Shyster and Pete have been causing trouble for Mickey and his friends since then. Shyster is generally depicted as the duo's brain, with Pete acting as the brawn. He is probably the only person Pete will listen to without rebellion.
After Shyster's first appearance, Gottfredson made no further references to his profession as a lawyer, apart from his name; one might theorize, though it is not canon, that Shyster was disbarred due to his arrest and imprisonment at the end of "Mickey Mouse in Death Valley." Later creators occasionally referenced Shyster's role as a lawyer, with one story ("Trial and Error," 2007) forcing Shyster to defend Mickey himself in an overseas courtroom.
Shyster disappeared for a time after 1934, but made comebacks in 1942, 1950, and again in various 1960s Italian-created stories. More recently, publisher Egmont Creative A/S (in Denmark) revived Shyster as a regular character, a capacity in which he continues today.
In "Race to the South Seas" (March of Comics #41, 1949), a Donald Duck story by Carl Barks, a character named Sylvester Shyster appeared as Scrooge McDuck's lawyer, but his likeness differed from that in the Mickey Mouse strip, and he is not a villain.
In "The Thunderbolt Machine" in Mickey Mouse #34 (1953/4), Shyster is once again Pete's partner in villainy, however Tony Strobl drew a character who looks nothing like Shyster's established likeness. (Instead he is a standard guest character for the time, a humanistic character with a stock canine nose.) The authorship of this story is uncertain.

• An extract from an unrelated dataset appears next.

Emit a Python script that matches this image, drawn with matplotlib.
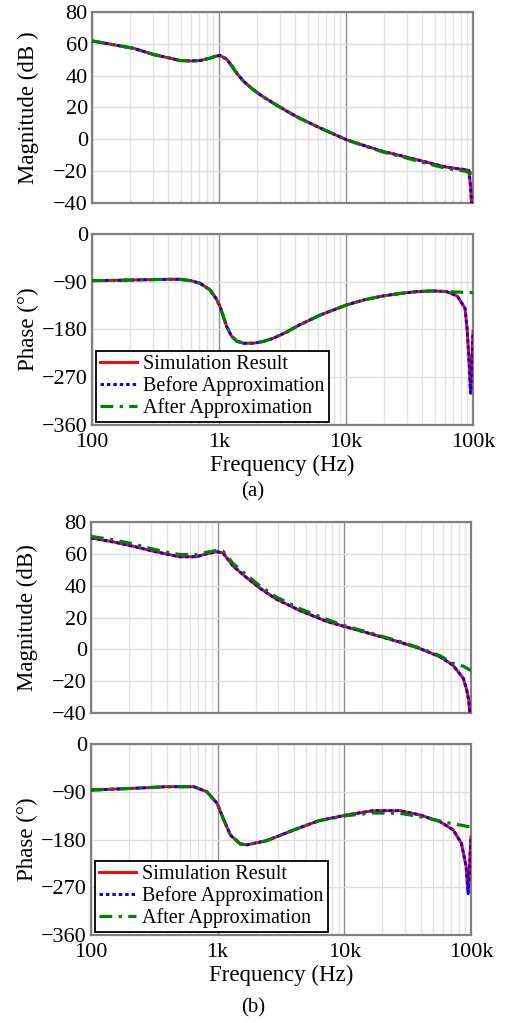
import matplotlib
matplotlib.use("Agg")
from matplotlib import pyplot as plt
from matplotlib.ticker import LogLocator, NullFormatter, FixedLocator
import numpy as np

plt.rcParams['font.family'] = 'serif'
plt.rcParams['font.serif'] = ['Liberation Serif', 'DejaVu Serif']
plt.rcParams['mathtext.fontset'] = 'stix'

# ---- case (a) ----
freq_a = [100, 150, 212, 304, 400, 493, 600, 710, 851, 950, 1020, 1150, 1250, 1380,
          1560, 1870, 2200, 2680, 3400, 4300, 6300, 10100, 14000, 19600, 27000, 36000,
          49000, 62000, 75000, 86500, 90000, 93000, 95800, 100000]
mag_sim_a = [61.8, 59.3, 57.2, 53.3, 51.2, 49.5, 49.2, 49.5, 51.0, 52.3, 52.6, 50.3, 46.5, 41.5,
             36.5, 31.0, 27.0, 22.7, 17.8, 13.3, 7.0, -0.3, -4.0, -7.6, -10.3, -12.8,
             -15.5, -17.5, -18.5, -19.0, -19.3, -19.8, -30.0, -60.0]
mag_bef_a = list(mag_sim_a)
mag_aft_a = [61.8, 59.3, 57.2, 53.3, 51.2, 49.5, 49.2, 49.5, 51.0, 52.3, 52.6, 50.3, 46.5, 41.5,
             36.5, 31.0, 27.0, 22.7, 17.8, 13.3, 7.0, -0.3, -4.2, -8.0, -10.8, -13.5,
             -16.3, -18.3, -19.3, -20.0, -20.5, -21.0, -21.3, -21.5]
ph_sim_a = [-88, -87.5, -86.7, -86, -85.5, -85.5, -88, -93, -105.5, -122, -137, -174.6, -192, -202,
            -206, -206, -203, -196.6, -185, -171.5, -152.6, -133.8, -124, -116.8, -112, -108.7,
            -107.4, -108.7, -116.8, -140, -181, -237, -300, -184]
ph_bef_a = list(ph_sim_a)
ph_aft_a = [-88, -87.5, -86.7, -86, -85.5, -85.5, -88, -93, -105.5, -122, -137, -174.6, -192, -202,
            -206, -206, -203, -196.6, -185, -171.5, -152.6, -133.8, -124, -116.8, -112, -108.7,
            -107.4, -108.7, -109.5, -110, -110.5, -110.5, -110.5, -110.5]

# ---- case (b) ----
freq_mag_b = [100, 150, 215, 309, 400, 502, 680, 815, 978, 1100, 1320, 1690, 2150, 2900,
              4450, 7200, 10400, 15000, 27300, 39600, 57000, 72000, 87000, 92600, 96000,
              98000, 100000]
mag_sim_b = [70.0, 67.5, 64.8, 61.7, 59.8, 58.2, 58.2, 60.0, 61.3, 60.7, 52.4, 45.1, 38.5, 31.6,
             24.4, 17.7, 14.0, 10.5, 4.6, 0.5, -4.7, -9.9, -18.2, -25.5, -32.0,
             -40.0, -50.0]
mag_bef_b = list(mag_sim_b)
mag_aft_b = [71.0, 68.8, 66.3, 63.0, 61.0, 59.6, 59.5, 61.0, 62.1, 61.8, 54.0, 46.8, 40.0, 32.9,
             25.6, 19.0, 14.5, 11.0, 5.0, 0.8, -4.0, -8.8, -10.6, -11.8, -12.5,
             -13.0, -13.4]
freq_ph_b = [100, 217, 398, 647, 820, 990, 1120, 1260, 1510, 1700, 2450, 3980, 6300, 10400,
             16900, 27500, 39700, 57000, 72400, 84000, 91500, 95000, 100000]
ph_sim_b = [-86.7, -83.5, -80.4, -80.4, -89.8, -111.8, -143.2, -171.5, -188.4, -190, -182, -162,
            -144.5, -133.8, -125.6, -125.6, -133.8, -146.4, -162, -187, -230, -282, -175]
ph_bef_b = list(ph_sim_b)
ph_aft_b = [-86.7, -83.5, -80.4, -80.4, -89.8, -111.8, -143.2, -171.5, -188.4, -190, -182, -162,
            -144.5, -135, -130, -130.6, -137, -145, -150.7, -153, -155, -155.5, -155.8]

labels = ['Simulation Result', 'Before Approximation', 'After Approximation']
xticks = [100, 1000, 10000, 100000]
xticklabels = ['100', '1k', '10k', '100k']
mag_ticks = [80, 60, 40, 20, 0, -20, -40]
ph_ticks = [0, -90, -180, -270, -360]

fig = plt.figure(figsize=(5.06, 10.23), dpi=100)
axes = [fig.add_axes([0.1818, 0.8016, 0.753, 0.1867]),
        fig.add_axes([0.1818, 0.5846, 0.753, 0.1867]),
        fig.add_axes([0.1798, 0.3030, 0.751, 0.1867]),
        fig.add_axes([0.1798, 0.0860, 0.751, 0.1867])]


def style(ax, yticks, ylim):
    ax.set_xscale('log')
    ax.set_xlim(100, 100000)
    ax.set_ylim(*ylim)
    ax.set_yticks(yticks)
    ax.xaxis.set_major_locator(FixedLocator(xticks))
    ax.xaxis.set_minor_locator(LogLocator(base=10, subs=np.arange(2, 10)))
    ax.xaxis.set_minor_formatter(NullFormatter())
    ax.set_xticklabels(xticklabels)
    ax.tick_params(axis='both', which='both', length=0, labelsize=16)
    ax.tick_params(axis='y', pad=3)
    ax.tick_params(axis='x', pad=6)
    ax.grid(True, which='minor', axis='x', color='#e2e2e2', lw=1.0)
    ax.grid(True, which='major', axis='x', color='#8c8c8c', lw=1.0)
    ax.grid(True, which='major', axis='y', color='#dedede', lw=1.0)
    ax.set_axisbelow(True)
    for s in ax.spines.values():
        s.set_color('#808080')
        s.set_linewidth(1.6)


def draw(ax, f_list, sim, bef, aft):
    ax.plot(f_list, sim, color='#ff0000', lw=2.1, ls='-', label=labels[0], zorder=3)
    ax.plot(f_list, bef, color='#0000ff', lw=2.1, ls=(0, (1.2, 1.0)), label=labels[1], zorder=3)
    ax.plot(f_list, aft, color='#008000', lw=2.3, ls=(0, (4, 2, 1, 2)), label=labels[2], zorder=3)


draw(axes[0], freq_a, mag_sim_a, mag_bef_a, mag_aft_a)
draw(axes[1], freq_a, ph_sim_a, ph_bef_a, ph_aft_a)
draw(axes[2], freq_mag_b, mag_sim_b, mag_bef_b, mag_aft_b)
draw(axes[3], freq_ph_b, ph_sim_b, ph_bef_b, ph_aft_b)

for i, ax in enumerate(axes):
    if i % 2 == 0:
        style(ax, mag_ticks, (-40, 80))
        ax.set_xticklabels([])
    else:
        style(ax, ph_ticks, (-360, 0))
        ax.set_xlabel('Frequency (Hz)', fontsize=16.5, labelpad=2)
        leg = ax.legend(loc='lower left', bbox_to_anchor=(0.01, 0.015), borderaxespad=0,
                        fontsize=14.5, fancybox=False, edgecolor='black', framealpha=1,
                        handlelength=1.85, handletextpad=0.3, labelspacing=0.1,
                        borderpad=0.2)
        leg.get_frame().set_linewidth(1.3)
        leg.set_zorder(5)

axes[0].set_ylabel('Magnitude (dB )', fontsize=16.5)
axes[1].set_ylabel('Phase (°)', fontsize=16.5)
axes[2].set_ylabel('Magnitude (dB)', fontsize=16.5)
axes[3].set_ylabel('Phase (°)', fontsize=16.5)
for ax in axes:
    ax.yaxis.set_label_coords(-0.14, 0.5)

fig.text(0.5, 1 - 492 / 1023, '(a)', ha='center', va='center', fontsize=15)
fig.text(0.5, 1 - 1008 / 1023, '(b)', ha='center', va='center', fontsize=15)

fig.savefig('out.png', dpi=100)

On a few occasions, it seems that Northern European translators of Egmont-produced stories have confused Shyster with Eli Squinch, another villainous "brain" who often employs Pete as his "brawn." In "The Cavern in the Shifting Sands" (file number D 95122, first published in Anders And & Co. 1996-49), author David Gerstein wrote a role for Shyster as Pete's partner in crime. However, artist Noel Van Horn drew Squinch instead. Gerstein has noted that the character is more active than the disabled Squinch usually is, showing that the role was written for the younger Shyster. Ironically, the German edition appears to have restored Gerstein's original intent in the text, referring to the character as Shyster even though he bears Squinch's face.
Other Apperances[]
In The Perils of Mickey on 1993, Sylvester Shyster was appeared in the page comic title The Mail Pilot.